What you will do -
From the top of the entries, reproduce each line exactly, stopping after the line that contains "east) -- (keyside);". Omit pictures.

>> Start Given records

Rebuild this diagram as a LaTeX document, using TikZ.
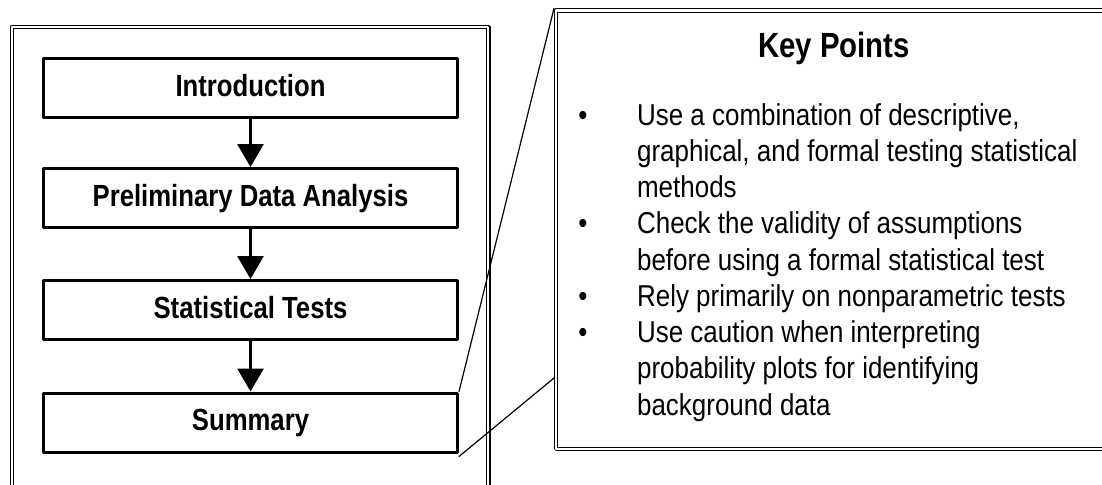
\documentclass[tikz,border=0pt]{standalone}
\usepackage{fontspec}
\newfontfamily\boxfont[FakeStretch=0.84]{Liberation Sans}
\newfontfamily\keyfont[FakeStretch=0.86]{Liberation Sans}
\usetikzlibrary{arrows.meta,positioning}

\tikzset{
  stepbox/.style={draw, line width=1.5pt, minimum width=207pt, minimum height=29.5pt,
    inner sep=0pt, text height=11pt, text depth=3pt,
    font=\boxfont\bfseries\fontsize{15.3}{18}\selectfont},
  frame/.style={draw, double, line width=0.55pt, double distance=1.1pt},
  keytext/.style={anchor=base west, inner sep=0pt, font=\keyfont\fontsize{15.1}{18}\selectfont},
  flow/.style={line width=1.5pt, -{Triangle[width=13pt,length=11.5pt]}},
  callout/.style={line width=0.6pt}
}

\begin{document}
\begin{tikzpicture}[x=0.5pt, y=-0.5pt, line cap=round, line join=round]
    \clip (0,0) rectangle (1102,484);

    % outer frames
    \draw[frame] (11.7,27) rectangle (488.3,520);
    \draw[frame] (556.2,10.5) rectangle (1130,448.8);
    \coordinate (keycorner) at (554,8.3);
    \coordinate (keyside) at (554,378);

    % steps
    \node[stepbox] (intro) at (250.5,88.3) {Introduction};
    \node[stepbox] (prelim) at (250.5,198) {Preliminary Data Analysis};
    \node[stepbox] (stats) at (250.5,310) {Statistical Tests};
    \node[stepbox] (summary) at (250.5,422.5) {Summary};

    \draw[flow] (intro) -- (prelim);
    \draw[flow] (prelim) -- (stats);
    \draw[flow] (stats) -- (summary);

    % callout
    \draw[callout] (summary.north east) -- (keycorner);
    \draw[callout] ([yshift=-1.5pt]summary.south east) -- (keyside);

    % key points
    \node[anchor=base, inner sep=0pt, font=\boxfont\bfseries\fontsize{17.5}{20}\selectfont]
        (keytitle) at (834,57.7) {Key Points};
    \foreach \ln [count=\i from 0] in {{Use a combination of descriptive,},
        {graphical, and formal testing statistical}, {methods},
        {Check the validity of assumptions}, {before using a formal statistical test},
        {Rely primarily on nonparametric tests}, {Use caution when interpreting},
        {probability plots for identifying}, {background data}}
      \node[keytext] (line\i) at (636.7,125+36.25*\i) {\ln};
    \foreach \i in {0,3,5,6}
      \node[keytext, anchor=base] (dot\i) at (583,125+36.25*\i) {•};
\end{tikzpicture}
\end{document}
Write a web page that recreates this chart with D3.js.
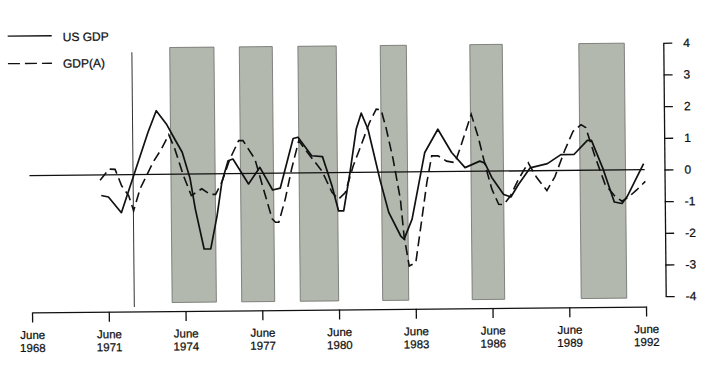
<!DOCTYPE html>
<html>
<head>
<meta charset="utf-8">
<script src="https://cdn.jsdelivr.net/npm/d3@7"></script>
<style>
    body { margin: 0; background: #fff; }
    svg { display: block; font-family: "Liberation Sans", Arial, Helvetica, sans-serif; }
    svg text { fill: #111; stroke: #111; stroke-width: 0.25px; }
</style>
</head>
<body>
<svg id="chart"></svg>
<script>
// Tick labels (June of each year) and value ticks
const tickYears = [1968, 1971, 1974, 1977, 1980, 1983, 1986, 1989, 1992];
const yTicks = [-4, -3, -2, -1, 0, 1, 2, 3, 4];

// Shaded periods (decimal years)
const bandStart = [1973.98, 1976.70, 1978.99, 1982.21, 1985.71, 1989.97];
const bandEnd = [1975.71, 1977.99, 1980.49, 1983.23, 1986.98, 1991.75];

// Vertical marker line
const markerYear = 1972.5;

// US GDP (solid line)
const gdpYears = [1971.25, 1971.53, 1972.03, 1973.10, 1973.43, 1973.82, 1974.14, 1974.43, 1974.73, 1974.92,
    1975.25, 1975.51, 1975.77, 1975.97, 1976.22, 1976.41, 1977.01, 1977.46, 1977.95, 1978.25,
    1978.77, 1978.96, 1979.49, 1979.91, 1980.27, 1980.52, 1980.72, 1980.98, 1981.24, 1981.44,
    1981.70, 1982.16, 1982.48, 1982.94, 1983.07, 1983.39, 1983.91, 1984.43, 1984.96, 1985.48,
    1986.06, 1986.26, 1986.52, 1986.98, 1987.26, 1987.56, 1988.02, 1988.70, 1989.23, 1989.74,
    1990.27, 1990.43, 1990.88, 1991.30, 1991.60, 1991.80, 1992.46];
const gdpValues = [-0.65, -0.70, -1.20, 1.33, 2.01, 1.59, 1.11, 0.69, -0.15, -1.10,
    -2.37, -2.37, -1.32, -0.26, 0.41, 0.46, -0.33, 0.19, -0.53, -0.47,
    1.09, 1.13, 0.54, 0.51, -0.41, -1.21, -1.21, 0.00, 1.37, 1.87,
    1.36, -0.27, -1.27, -2.02, -2.12, -1.49, 0.61, 1.34, 0.60, 0.12,
    0.32, 0.25, -0.20, -0.74, -0.82, -0.43, 0.09, 0.22, 0.50, 0.50,
    0.94, 0.94, 0.02, -1.01, -1.06, -0.85, 0.19];

// GDP(A) (dashed line)
const gdpAYears = [1971.21, 1971.56, 1971.80, 1972.05, 1972.32, 1972.51, 1972.77, 1973.03, 1973.29, 1973.62,
    1973.91, 1974.14, 1974.47, 1974.77, 1975.18, 1975.51, 1975.72, 1975.97, 1976.29, 1976.64,
    1976.81, 1977.27, 1977.59, 1977.92, 1978.05, 1978.18, 1978.44, 1978.70, 1978.99, 1979.35,
    1979.88, 1980.27, 1980.52, 1980.79, 1981.11, 1981.44, 1981.76, 1982.03, 1982.22, 1982.42,
    1982.67, 1982.94, 1983.07, 1983.26, 1983.52, 1983.79, 1983.98, 1984.18, 1984.43, 1984.76,
    1985.09, 1985.28, 1985.74, 1986.00, 1986.26, 1986.52, 1986.78, 1986.98, 1987.24, 1987.56,
    1987.95, 1988.27, 1988.67, 1988.99, 1989.38, 1989.71, 1990.03, 1990.21, 1990.56, 1990.95,
    1991.32, 1991.60, 1991.86, 1992.19, 1992.52];
const gdpAValues = [-0.17, 0.18, 0.17, -0.35, -0.66, -1.14, -0.45, -0.03, 0.39, 0.80,
    1.25, 0.80, -0.05, -0.68, -0.47, -0.65, -0.65, -0.26, 0.46, 1.04,
    1.04, 0.45, -0.49, -1.44, -1.55, -1.55, -0.82, 0.13, 1.02, 0.62,
    0.06, -0.62, -0.84, -0.63, 0.21, 0.89, 1.57, 1.99, 1.97, 1.35,
    0.41, -0.86, -2.02, -2.97, -2.86, -1.39, -0.34, 0.50, 0.50, 0.33,
    0.28, 0.70, 1.80, 1.10, 0.21, -0.57, -1.05, -1.06, -0.79, -0.27,
    0.25, -0.21, -0.63, -0.19, 0.63, 1.23, 1.44, 1.35, 0.44, -0.46,
    -0.82, -0.99, -0.86, -0.63, -0.37];

// Chart dimensions
const width = 711;
const height = 371;

const svg = d3.select("#chart")
    .attr("width", width)
    .attr("height", height);

// the original is a slightly skewed scan, so tilt everything a little
const g = svg.append("g")
    .attr("transform", "rotate(-0.55, 340, 172)");

// Scales (x in decimal years, June = .5)
const xScale = d3.scaleLinear()
    .domain([1968.5, 1992.5])
    .range([30.7, 644.7]);

const yScale = d3.scaleLinear()
    .domain([-4, 4])
    .range([299.3, 45.9]);

// Shaded bands
g.selectAll(".band")
    .data(d3.zip(bandStart, bandEnd))
    .enter()
    .append("rect")
    .attr("class", "band")
    .attr("x", d => xScale(d[0]))
    .attr("width", d => xScale(d[1]) - xScale(d[0]))
    .attr("y", yScale(4))
    .attr("height", yScale(-4.05) - yScale(4))
    .style("fill", "#b2b8ae")
    .style("stroke", "#6a6d68")
    .style("stroke-width", 0.8);

// Vertical marker
g.append("line")
    .attr("x1", xScale(markerYear))
    .attr("x2", xScale(markerYear))
    .attr("y1", yScale(3.86))
    .attr("y2", yScale(-4.18))
    .style("stroke", "#333")
    .style("stroke-width", 1);

// Zero line
g.append("line")
    .attr("x1", xScale(1968.45))
    .attr("x2", xScale(1992.5))
    .attr("y1", yScale(0))
    .attr("y2", yScale(0))
    .style("stroke", "#111")
    .style("stroke-width", 1.3);

// Series lines
const line = d3.line()
    .x(d => xScale(d[0]))
    .y(d => yScale(d[1]));

g.append("path")
    .datum(d3.zip(gdpAYears, gdpAValues))
    .attr("d", line)
    .style("fill", "none")
    .style("stroke", "#111")
    .style("stroke-width", 1.6)
    .style("stroke-dasharray", "10,5");

g.append("path")
    .datum(d3.zip(gdpYears, gdpValues))
    .attr("d", line)
    .style("fill", "none")
    .style("stroke", "#111")
    .style("stroke-width", 1.7)
    .style("stroke-linejoin", "round");

// X-Axis
const xAxis = d3.axisBottom(xScale)
    .tickValues(tickYears.map(t => t + 0.5))
    .tickSize(10)
    .tickSizeOuter(0)
    .tickFormat("");

const xg = g.append("g")
    .attr("transform", "translate(0, 309.5)")
    .call(xAxis)
    .attr("font-family", null)
    .attr("font-size", null);

xg.selectAll("path, line").style("stroke", "#111").style("stroke-width", 1.3);
xg.selectAll(".tick text").remove();
xg.selectAll(".tick").each(function (d) {
    const t = d3.select(this).append("text")
        .attr("text-anchor", "middle")
        .style("font-size", "11.5px");
    t.append("tspan").attr("x", 0).attr("y", 26.5).text("June");
    t.append("tspan").attr("x", 0).attr("y", 39.5).text(Math.floor(d));
});

// Y-Axis (right side)
const yAxis = d3.axisRight(yScale)
    .tickValues(yTicks)
    .tickSize(9)
    .tickPadding(11)
    .tickSizeOuter(0)
    .tickFormat(d => String(d));

const yg = g.append("g")
    .attr("transform", "translate(664.5, 0)")
    .call(yAxis)
    .attr("font-family", null)
    .attr("font-size", null);

yg.selectAll("path, line").style("stroke", "#111").style("stroke-width", 1.3);
yg.selectAll("text").style("font-size", "12px");

// Legend
const legend = g.append("g");
legend.append("line")
    .attr("x1", 9).attr("x2", 53)
    .attr("y1", 33).attr("y2", 33)
    .style("stroke", "#111")
    .style("stroke-width", 1.3);
legend.append("text")
    .attr("x", 64).attr("y", 38.5)
    .style("font-size", "12px")
    .text("US GDP");
legend.append("line")
    .attr("x1", 9).attr("x2", 53)
    .attr("y1", 60.5).attr("y2", 60.5)
    .style("stroke", "#111")
    .style("stroke-width", 1.3)
    .style("stroke-dasharray", "12,5");
legend.append("text")
    .attr("x", 64).attr("y", 65)
    .style("font-size", "12px")
    .text("GDP(A)");
</script>
</body>
</html>
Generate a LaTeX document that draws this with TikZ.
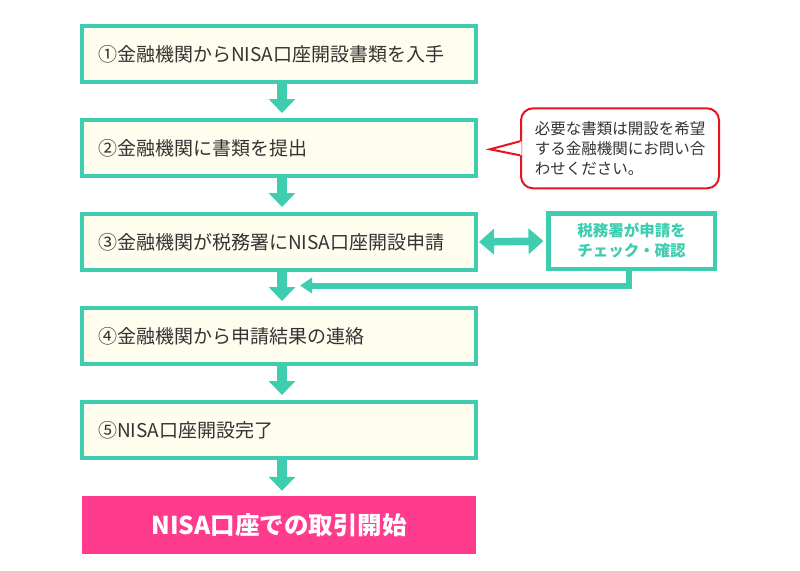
\documentclass[tikz,border=0pt]{standalone}
\usepackage{xcolor}
\usepackage{fontspec}
\usepackage{tikz}
\usetikzlibrary{arrows.meta,calc,positioning}

\newfontfamily\jp{Noto Sans CJK JP}

\definecolor{flowteal}{RGB}{62,205,175}
\definecolor{stepfill}{RGB}{255,253,238}
\definecolor{startpink}{RGB}{255,59,141}
\definecolor{memored}{RGB}{230,20,30}
\definecolor{textgray}{RGB}{51,51,51}

\begin{document}
\begin{tikzpicture}[
    x=1pt, y=-1pt,
    stepbox/.style={rectangle, draw=flowteal, line width=4pt, fill=stepfill, text width=362pt, align=left, inner xsep=16pt, inner ysep=0pt, minimum height=56pt, font=\jp\fontsize{19}{22}\selectfont, text=textgray},
    goalbox/.style={rectangle, fill=startpink, minimum width=394pt, minimum height=58pt, font=\jp\bfseries\fontsize{24.5}{28}\selectfont, text=white},
    checkbox/.style={rectangle, draw=flowteal, line width=4.5pt, fill=white, minimum width=166.5pt, minimum height=55.5pt, align=center, font=\jp\bfseries\fontsize{15.5}{20}\selectfont, text=flowteal},
    memo/.style={rectangle, draw=memored, line width=2pt, fill=white, rounded corners=12pt, minimum width=198pt, minimum height=80pt, align=left, font=\jp\fontsize{15.5}{20}\selectfont, text=textgray},
    flow/.style={draw=flowteal, line width=10pt, -{Triangle[width=26pt,length=14pt]}, shorten >=5pt},
    dualflow/.style={draw=flowteal, line width=7.5pt, {Triangle[width=25pt,length=15pt]}-{Triangle[width=25pt,length=15pt]}, shorten <=1pt, shorten >=2.5pt},
    back/.style={draw=flowteal, line width=6pt, -{Triangle[width=15pt,length=12pt]}}
]

\useasboundingbox (0,0) rectangle (800,570);

% Steps
\node[stepbox] (s1) at (279,54) {①金融機関からNISA口座開設書類を入手};
\node[stepbox] (s2) at (279,148) {②金融機関に書類を提出};
\node[stepbox] (s3) at (279,242) {③金融機関が税務署にNISA口座開設申請};
\node[stepbox] (s4) at (279,336) {④金融機関から申請結果の連絡};
\node[stepbox] (s5) at (279,430) {⑤NISA口座開設完了};

% Goal
\node[goalbox] (goal) at (279,525) {NISA口座での取引開始};

% Tax office check
\node[checkbox] (check) at (631.5,241) {税務署が申請を\\チェック・確認};

% Note
\node[memo] (note) at (620,148.3) {必要な書類は開設を希望\\する金融機関にお問い合\\わせください。};
\coordinate (notetip) at (490,149.3);
\fill[white] ($(note.west)+(1.5,-7)$) -- (notetip) -- ($(note.west)+(1.5,7)$) -- cycle;
\draw[memored, line width=2pt, line join=miter] ($(note.west)+(0,-7)$) -- (notetip) -- ($(note.west)+(0,7)$);

% Flow arrows
\draw[flow] ([xshift=3pt]s1.south) -- ([xshift=3pt]s2.north);
\draw[flow] ([xshift=3pt]s2.south) -- ([xshift=3pt]s3.north);
\draw[flow] ([xshift=3pt]s3.south) -- ([xshift=3pt]s4.north);
\draw[flow] ([xshift=3pt]s4.south) -- ([xshift=3pt]s5.north);
\draw[flow] ([xshift=3pt]s5.south) -- ([xshift=3pt]goal.north);

% Request and check
\draw[dualflow] (s3.east) -- (check.west);
\coordinate (backend) at (300,285.5);
\draw[back] ([xshift=-3pt]check.south) |- (backend);

\end{tikzpicture}
\end{document}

>> End Given records

The answer -
Rebuild this diagram as a LaTeX document, using TikZ.
\documentclass[tikz,border=0pt]{standalone}
\usepackage{fontspec}
\newfontfamily\boxfont[FakeStretch=0.84]{Liberation Sans}
\newfontfamily\keyfont[FakeStretch=0.86]{Liberation Sans}
\usetikzlibrary{arrows.meta,positioning}

\tikzset{
  stepbox/.style={draw, line width=1.5pt, minimum width=207pt, minimum height=29.5pt,
    inner sep=0pt, text height=11pt, text depth=3pt,
    font=\boxfont\bfseries\fontsize{15.3}{18}\selectfont},
  frame/.style={draw, double, line width=0.55pt, double distance=1.1pt},
  keytext/.style={anchor=base west, inner sep=0pt, font=\keyfont\fontsize{15.1}{18}\selectfont},
  flow/.style={line width=1.5pt, -{Triangle[width=13pt,length=11.5pt]}},
  callout/.style={line width=0.6pt}
}

\begin{document}
\begin{tikzpicture}[x=0.5pt, y=-0.5pt, line cap=round, line join=round]
    \clip (0,0) rectangle (1102,484);

    % outer frames
    \draw[frame] (11.7,27) rectangle (488.3,520);
    \draw[frame] (556.2,10.5) rectangle (1130,448.8);
    \coordinate (keycorner) at (554,8.3);
    \coordinate (keyside) at (554,378);

    % steps
    \node[stepbox] (intro) at (250.5,88.3) {Introduction};
    \node[stepbox] (prelim) at (250.5,198) {Preliminary Data Analysis};
    \node[stepbox] (stats) at (250.5,310) {Statistical Tests};
    \node[stepbox] (summary) at (250.5,422.5) {Summary};

    \draw[flow] (intro) -- (prelim);
    \draw[flow] (prelim) -- (stats);
    \draw[flow] (stats) -- (summary);

    % callout
    \draw[callout] (summary.north east) -- (keycorner);
    \draw[callout] ([yshift=-1.5pt]summary.south east) -- (keyside);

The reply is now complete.